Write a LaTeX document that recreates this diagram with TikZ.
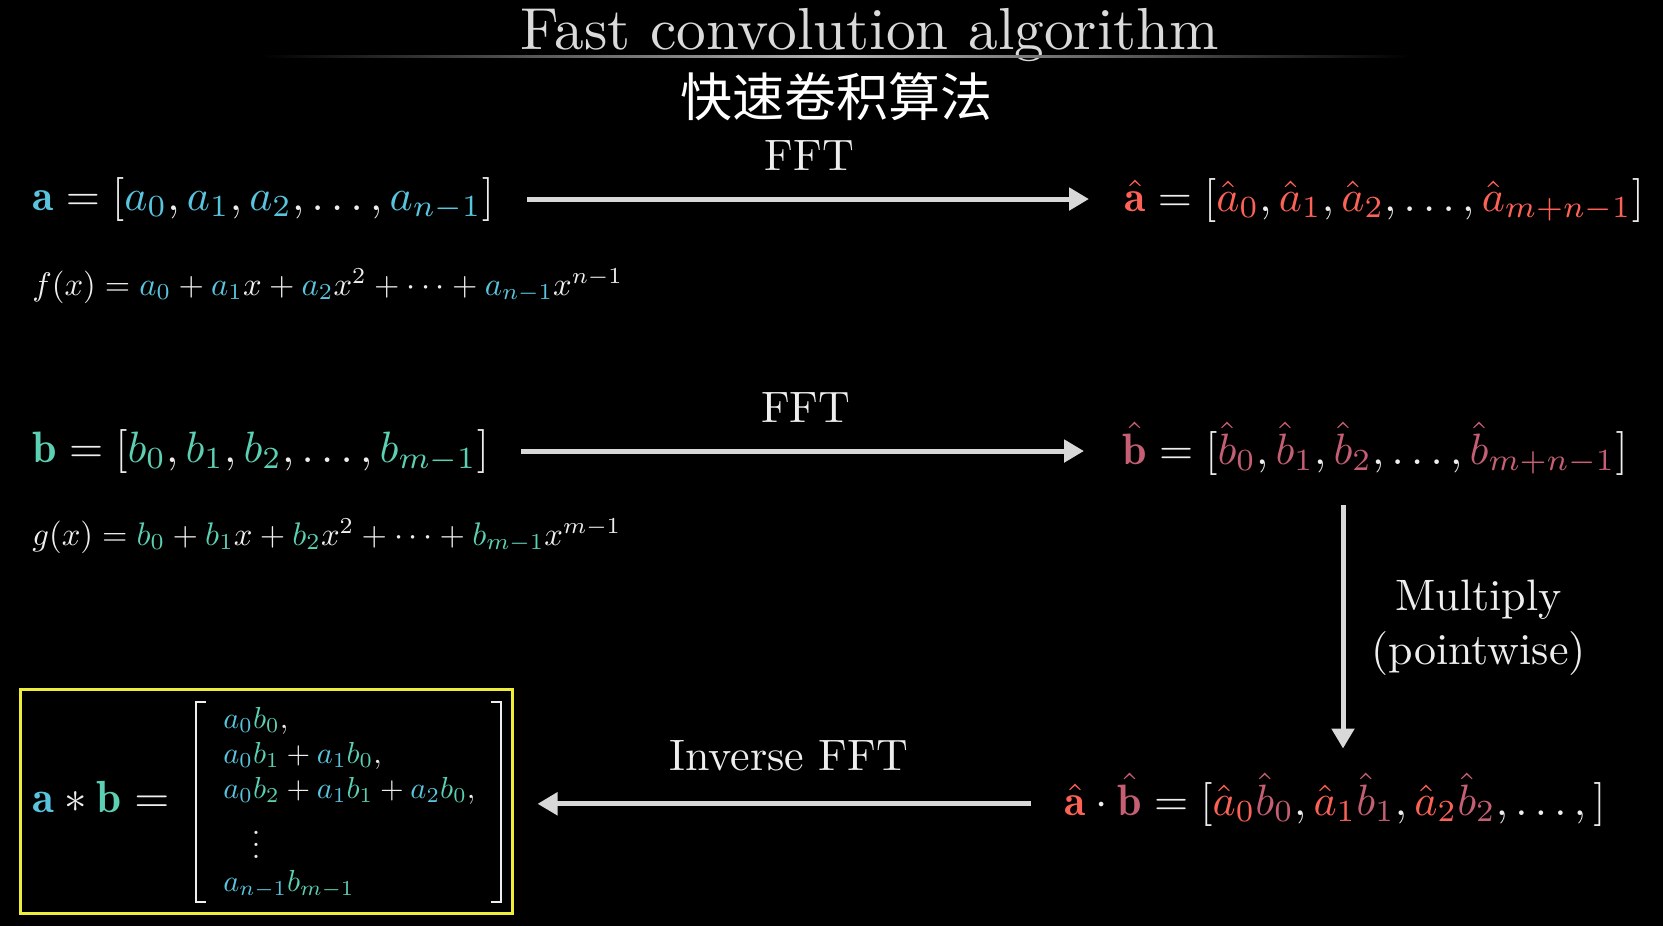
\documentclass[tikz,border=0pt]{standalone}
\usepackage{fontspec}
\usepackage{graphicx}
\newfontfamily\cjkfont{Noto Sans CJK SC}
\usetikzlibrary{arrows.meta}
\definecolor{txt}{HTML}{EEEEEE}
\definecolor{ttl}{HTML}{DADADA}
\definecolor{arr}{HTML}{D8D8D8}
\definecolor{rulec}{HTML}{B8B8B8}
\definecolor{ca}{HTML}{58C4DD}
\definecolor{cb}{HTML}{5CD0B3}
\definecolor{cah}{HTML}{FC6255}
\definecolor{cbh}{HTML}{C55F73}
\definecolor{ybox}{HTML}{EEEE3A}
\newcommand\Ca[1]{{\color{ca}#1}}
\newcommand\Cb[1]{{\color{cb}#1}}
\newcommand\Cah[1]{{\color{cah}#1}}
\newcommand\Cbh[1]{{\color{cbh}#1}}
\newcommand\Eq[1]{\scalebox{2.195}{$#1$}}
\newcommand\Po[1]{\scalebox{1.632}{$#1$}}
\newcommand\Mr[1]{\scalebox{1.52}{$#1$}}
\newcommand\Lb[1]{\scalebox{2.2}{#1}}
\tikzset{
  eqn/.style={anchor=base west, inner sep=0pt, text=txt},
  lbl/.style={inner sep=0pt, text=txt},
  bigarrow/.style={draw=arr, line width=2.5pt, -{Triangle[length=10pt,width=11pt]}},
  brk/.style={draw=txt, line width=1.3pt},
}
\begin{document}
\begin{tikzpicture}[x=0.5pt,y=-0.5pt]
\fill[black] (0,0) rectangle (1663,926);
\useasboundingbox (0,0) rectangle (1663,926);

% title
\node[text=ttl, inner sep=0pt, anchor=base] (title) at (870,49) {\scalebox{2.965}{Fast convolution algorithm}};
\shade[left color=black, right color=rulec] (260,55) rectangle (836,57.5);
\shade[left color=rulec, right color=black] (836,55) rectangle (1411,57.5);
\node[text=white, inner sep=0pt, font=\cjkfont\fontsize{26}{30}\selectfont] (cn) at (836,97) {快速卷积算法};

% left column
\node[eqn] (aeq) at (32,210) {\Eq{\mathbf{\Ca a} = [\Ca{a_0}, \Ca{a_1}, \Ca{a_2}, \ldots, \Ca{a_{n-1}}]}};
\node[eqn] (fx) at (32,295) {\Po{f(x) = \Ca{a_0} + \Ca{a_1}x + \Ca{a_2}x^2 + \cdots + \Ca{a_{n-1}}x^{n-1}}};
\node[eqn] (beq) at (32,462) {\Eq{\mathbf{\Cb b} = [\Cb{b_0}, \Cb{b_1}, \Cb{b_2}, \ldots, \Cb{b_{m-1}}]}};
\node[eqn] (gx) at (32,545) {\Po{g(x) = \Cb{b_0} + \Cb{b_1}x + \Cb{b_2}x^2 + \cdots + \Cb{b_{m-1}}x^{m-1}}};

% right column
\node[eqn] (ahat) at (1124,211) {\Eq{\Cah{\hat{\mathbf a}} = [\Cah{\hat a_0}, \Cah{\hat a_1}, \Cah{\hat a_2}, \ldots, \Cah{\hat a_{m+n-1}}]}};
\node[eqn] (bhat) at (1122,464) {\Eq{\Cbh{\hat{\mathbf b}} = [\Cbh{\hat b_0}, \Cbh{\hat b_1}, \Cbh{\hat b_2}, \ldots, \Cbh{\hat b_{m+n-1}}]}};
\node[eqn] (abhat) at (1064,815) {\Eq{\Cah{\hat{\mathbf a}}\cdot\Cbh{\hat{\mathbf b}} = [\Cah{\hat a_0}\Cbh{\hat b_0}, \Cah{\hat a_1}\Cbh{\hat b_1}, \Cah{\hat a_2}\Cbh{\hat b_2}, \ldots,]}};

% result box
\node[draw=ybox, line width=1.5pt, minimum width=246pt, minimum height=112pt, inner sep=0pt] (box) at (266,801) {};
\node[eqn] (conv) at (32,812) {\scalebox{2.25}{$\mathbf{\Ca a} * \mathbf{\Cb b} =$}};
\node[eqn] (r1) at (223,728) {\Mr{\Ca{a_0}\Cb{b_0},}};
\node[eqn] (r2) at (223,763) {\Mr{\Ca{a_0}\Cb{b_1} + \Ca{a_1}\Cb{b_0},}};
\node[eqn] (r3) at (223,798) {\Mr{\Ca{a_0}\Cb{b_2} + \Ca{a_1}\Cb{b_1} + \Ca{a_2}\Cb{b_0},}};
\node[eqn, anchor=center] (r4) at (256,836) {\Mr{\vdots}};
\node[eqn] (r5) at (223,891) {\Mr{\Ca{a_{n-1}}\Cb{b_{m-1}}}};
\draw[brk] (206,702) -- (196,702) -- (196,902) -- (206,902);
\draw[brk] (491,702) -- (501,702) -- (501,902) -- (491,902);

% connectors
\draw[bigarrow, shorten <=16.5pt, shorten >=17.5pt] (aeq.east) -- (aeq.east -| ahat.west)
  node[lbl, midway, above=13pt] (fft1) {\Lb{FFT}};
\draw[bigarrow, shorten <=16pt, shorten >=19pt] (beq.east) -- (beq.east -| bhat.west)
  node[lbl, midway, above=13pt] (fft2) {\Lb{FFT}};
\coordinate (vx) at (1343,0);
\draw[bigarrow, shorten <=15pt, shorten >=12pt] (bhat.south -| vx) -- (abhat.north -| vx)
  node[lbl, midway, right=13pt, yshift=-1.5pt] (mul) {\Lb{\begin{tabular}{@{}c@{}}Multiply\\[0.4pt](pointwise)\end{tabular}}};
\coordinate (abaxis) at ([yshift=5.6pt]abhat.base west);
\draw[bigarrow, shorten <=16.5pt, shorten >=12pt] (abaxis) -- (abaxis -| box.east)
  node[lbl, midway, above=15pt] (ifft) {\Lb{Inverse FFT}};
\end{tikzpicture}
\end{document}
════
What to produce: Copy out every line of the material above exactly, skipping the pictures.

Task response:
Write a LaTeX document that recreates this diagram with TikZ.
\documentclass[tikz,border=0pt]{standalone}
\usepackage{fontspec}
\usepackage{graphicx}
\newfontfamily\cjkfont{Noto Sans CJK SC}
\usetikzlibrary{arrows.meta}
\definecolor{txt}{HTML}{EEEEEE}
\definecolor{ttl}{HTML}{DADADA}
\definecolor{arr}{HTML}{D8D8D8}
\definecolor{rulec}{HTML}{B8B8B8}
\definecolor{ca}{HTML}{58C4DD}
\definecolor{cb}{HTML}{5CD0B3}
\definecolor{cah}{HTML}{FC6255}
\definecolor{cbh}{HTML}{C55F73}
\definecolor{ybox}{HTML}{EEEE3A}
\newcommand\Ca[1]{{\color{ca}#1}}
\newcommand\Cb[1]{{\color{cb}#1}}
\newcommand\Cah[1]{{\color{cah}#1}}
\newcommand\Cbh[1]{{\color{cbh}#1}}
\newcommand\Eq[1]{\scalebox{2.195}{$#1$}}
\newcommand\Po[1]{\scalebox{1.632}{$#1$}}
\newcommand\Mr[1]{\scalebox{1.52}{$#1$}}
\newcommand\Lb[1]{\scalebox{2.2}{#1}}
\tikzset{
  eqn/.style={anchor=base west, inner sep=0pt, text=txt},
  lbl/.style={inner sep=0pt, text=txt},
  bigarrow/.style={draw=arr, line width=2.5pt, -{Triangle[length=10pt,width=11pt]}},
  brk/.style={draw=txt, line width=1.3pt},
}
\begin{document}
\begin{tikzpicture}[x=0.5pt,y=-0.5pt]
\fill[black] (0,0) rectangle (1663,926);
\useasboundingbox (0,0) rectangle (1663,926);

% title
\node[text=ttl, inner sep=0pt, anchor=base] (title) at (870,49) {\scalebox{2.965}{Fast convolution algorithm}};
\shade[left color=black, right color=rulec] (260,55) rectangle (836,57.5);
\shade[left color=rulec, right color=black] (836,55) rectangle (1411,57.5);
\node[text=white, inner sep=0pt, font=\cjkfont\fontsize{26}{30}\selectfont] (cn) at (836,97) {快速卷积算法};

% left column
\node[eqn] (aeq) at (32,210) {\Eq{\mathbf{\Ca a} = [\Ca{a_0}, \Ca{a_1}, \Ca{a_2}, \ldots, \Ca{a_{n-1}}]}};
\node[eqn] (fx) at (32,295) {\Po{f(x) = \Ca{a_0} + \Ca{a_1}x + \Ca{a_2}x^2 + \cdots + \Ca{a_{n-1}}x^{n-1}}};
\node[eqn] (beq) at (32,462) {\Eq{\mathbf{\Cb b} = [\Cb{b_0}, \Cb{b_1}, \Cb{b_2}, \ldots, \Cb{b_{m-1}}]}};
\node[eqn] (gx) at (32,545) {\Po{g(x) = \Cb{b_0} + \Cb{b_1}x + \Cb{b_2}x^2 + \cdots + \Cb{b_{m-1}}x^{m-1}}};

% right column
\node[eqn] (ahat) at (1124,211) {\Eq{\Cah{\hat{\mathbf a}} = [\Cah{\hat a_0}, \Cah{\hat a_1}, \Cah{\hat a_2}, \ldots, \Cah{\hat a_{m+n-1}}]}};
\node[eqn] (bhat) at (1122,464) {\Eq{\Cbh{\hat{\mathbf b}} = [\Cbh{\hat b_0}, \Cbh{\hat b_1}, \Cbh{\hat b_2}, \ldots, \Cbh{\hat b_{m+n-1}}]}};
\node[eqn] (abhat) at (1064,815) {\Eq{\Cah{\hat{\mathbf a}}\cdot\Cbh{\hat{\mathbf b}} = [\Cah{\hat a_0}\Cbh{\hat b_0}, \Cah{\hat a_1}\Cbh{\hat b_1}, \Cah{\hat a_2}\Cbh{\hat b_2}, \ldots,]}};

% result box
\node[draw=ybox, line width=1.5pt, minimum width=246pt, minimum height=112pt, inner sep=0pt] (box) at (266,801) {};
\node[eqn] (conv) at (32,812) {\scalebox{2.25}{$\mathbf{\Ca a} * \mathbf{\Cb b} =$}};
\node[eqn] (r1) at (223,728) {\Mr{\Ca{a_0}\Cb{b_0},}};
\node[eqn] (r2) at (223,763) {\Mr{\Ca{a_0}\Cb{b_1} + \Ca{a_1}\Cb{b_0},}};
\node[eqn] (r3) at (223,798) {\Mr{\Ca{a_0}\Cb{b_2} + \Ca{a_1}\Cb{b_1} + \Ca{a_2}\Cb{b_0},}};
\node[eqn, anchor=center] (r4) at (256,836) {\Mr{\vdots}};
\node[eqn] (r5) at (223,891) {\Mr{\Ca{a_{n-1}}\Cb{b_{m-1}}}};
\draw[brk] (206,702) -- (196,702) -- (196,902) -- (206,902);
\draw[brk] (491,702) -- (501,702) -- (501,902) -- (491,902);

% connectors
\draw[bigarrow, shorten <=16.5pt, shorten >=17.5pt] (aeq.east) -- (aeq.east -| ahat.west)
  node[lbl, midway, above=13pt] (fft1) {\Lb{FFT}};
\draw[bigarrow, shorten <=16pt, shorten >=19pt] (beq.east) -- (beq.east -| bhat.west)
  node[lbl, midway, above=13pt] (fft2) {\Lb{FFT}};
\coordinate (vx) at (1343,0);
\draw[bigarrow, shorten <=15pt, shorten >=12pt] (bhat.south -| vx) -- (abhat.north -| vx)
  node[lbl, midway, right=13pt, yshift=-1.5pt] (mul) {\Lb{\begin{tabular}{@{}c@{}}Multiply\\[0.4pt](pointwise)\end{tabular}}};
\coordinate (abaxis) at ([yshift=5.6pt]abhat.base west);
\draw[bigarrow, shorten <=16.5pt, shorten >=12pt] (abaxis) -- (abaxis -| box.east)
  node[lbl, midway, above=15pt] (ifft) {\Lb{Inverse FFT}};
\end{tikzpicture}
\end{document}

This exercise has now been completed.